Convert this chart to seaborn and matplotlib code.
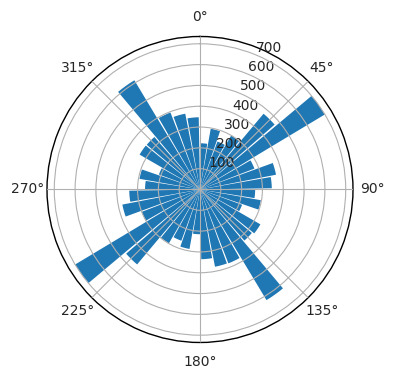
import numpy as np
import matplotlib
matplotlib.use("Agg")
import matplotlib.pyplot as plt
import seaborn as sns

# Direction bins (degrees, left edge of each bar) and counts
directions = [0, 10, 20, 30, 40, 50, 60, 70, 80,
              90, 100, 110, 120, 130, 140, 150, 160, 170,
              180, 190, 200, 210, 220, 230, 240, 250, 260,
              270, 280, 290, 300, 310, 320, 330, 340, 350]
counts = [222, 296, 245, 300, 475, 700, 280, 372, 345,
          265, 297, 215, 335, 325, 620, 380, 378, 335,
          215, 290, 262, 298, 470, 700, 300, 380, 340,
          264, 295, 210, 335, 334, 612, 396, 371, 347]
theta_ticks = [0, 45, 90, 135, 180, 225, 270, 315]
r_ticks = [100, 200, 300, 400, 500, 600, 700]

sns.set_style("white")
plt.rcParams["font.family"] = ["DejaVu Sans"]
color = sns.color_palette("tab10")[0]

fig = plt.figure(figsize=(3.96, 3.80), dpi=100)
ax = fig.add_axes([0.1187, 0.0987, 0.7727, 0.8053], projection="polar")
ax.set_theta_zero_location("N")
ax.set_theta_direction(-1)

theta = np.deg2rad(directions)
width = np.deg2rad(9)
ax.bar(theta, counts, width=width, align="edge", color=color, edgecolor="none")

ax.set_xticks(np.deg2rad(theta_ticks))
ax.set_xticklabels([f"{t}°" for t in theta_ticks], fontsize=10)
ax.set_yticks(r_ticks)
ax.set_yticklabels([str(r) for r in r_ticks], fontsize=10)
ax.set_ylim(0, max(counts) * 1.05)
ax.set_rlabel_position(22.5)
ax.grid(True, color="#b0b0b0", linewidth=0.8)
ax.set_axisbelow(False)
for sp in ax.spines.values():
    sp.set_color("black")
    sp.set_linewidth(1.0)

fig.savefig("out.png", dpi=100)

» Your instructions
Transcribe the listing in full. Omit the pictures and keep every line exact.

» Complete answer
Convert this chart to seaborn and matplotlib code.
import numpy as np
import matplotlib
matplotlib.use("Agg")
import matplotlib.pyplot as plt
import seaborn as sns

# Direction bins (degrees, left edge of each bar) and counts
directions = [0, 10, 20, 30, 40, 50, 60, 70, 80,
              90, 100, 110, 120, 130, 140, 150, 160, 170,
              180, 190, 200, 210, 220, 230, 240, 250, 260,
              270, 280, 290, 300, 310, 320, 330, 340, 350]
counts = [222, 296, 245, 300, 475, 700, 280, 372, 345,
          265, 297, 215, 335, 325, 620, 380, 378, 335,
          215, 290, 262, 298, 470, 700, 300, 380, 340,
          264, 295, 210, 335, 334, 612, 396, 371, 347]
theta_ticks = [0, 45, 90, 135, 180, 225, 270, 315]
r_ticks = [100, 200, 300, 400, 500, 600, 700]

sns.set_style("white")
plt.rcParams["font.family"] = ["DejaVu Sans"]
color = sns.color_palette("tab10")[0]

fig = plt.figure(figsize=(3.96, 3.80), dpi=100)
ax = fig.add_axes([0.1187, 0.0987, 0.7727, 0.8053], projection="polar")
ax.set_theta_zero_location("N")
ax.set_theta_direction(-1)

theta = np.deg2rad(directions)
width = np.deg2rad(9)
ax.bar(theta, counts, width=width, align="edge", color=color, edgecolor="none")

ax.set_xticks(np.deg2rad(theta_ticks))
ax.set_xticklabels([f"{t}°" for t in theta_ticks], fontsize=10)
ax.set_yticks(r_ticks)
ax.set_yticklabels([str(r) for r in r_ticks], fontsize=10)
ax.set_ylim(0, max(counts) * 1.05)
ax.set_rlabel_position(22.5)
ax.grid(True, color="#b0b0b0", linewidth=0.8)
ax.set_axisbelow(False)
for sp in ax.spines.values():
    sp.set_color("black")
    sp.set_linewidth(1.0)

fig.savefig("out.png", dpi=100)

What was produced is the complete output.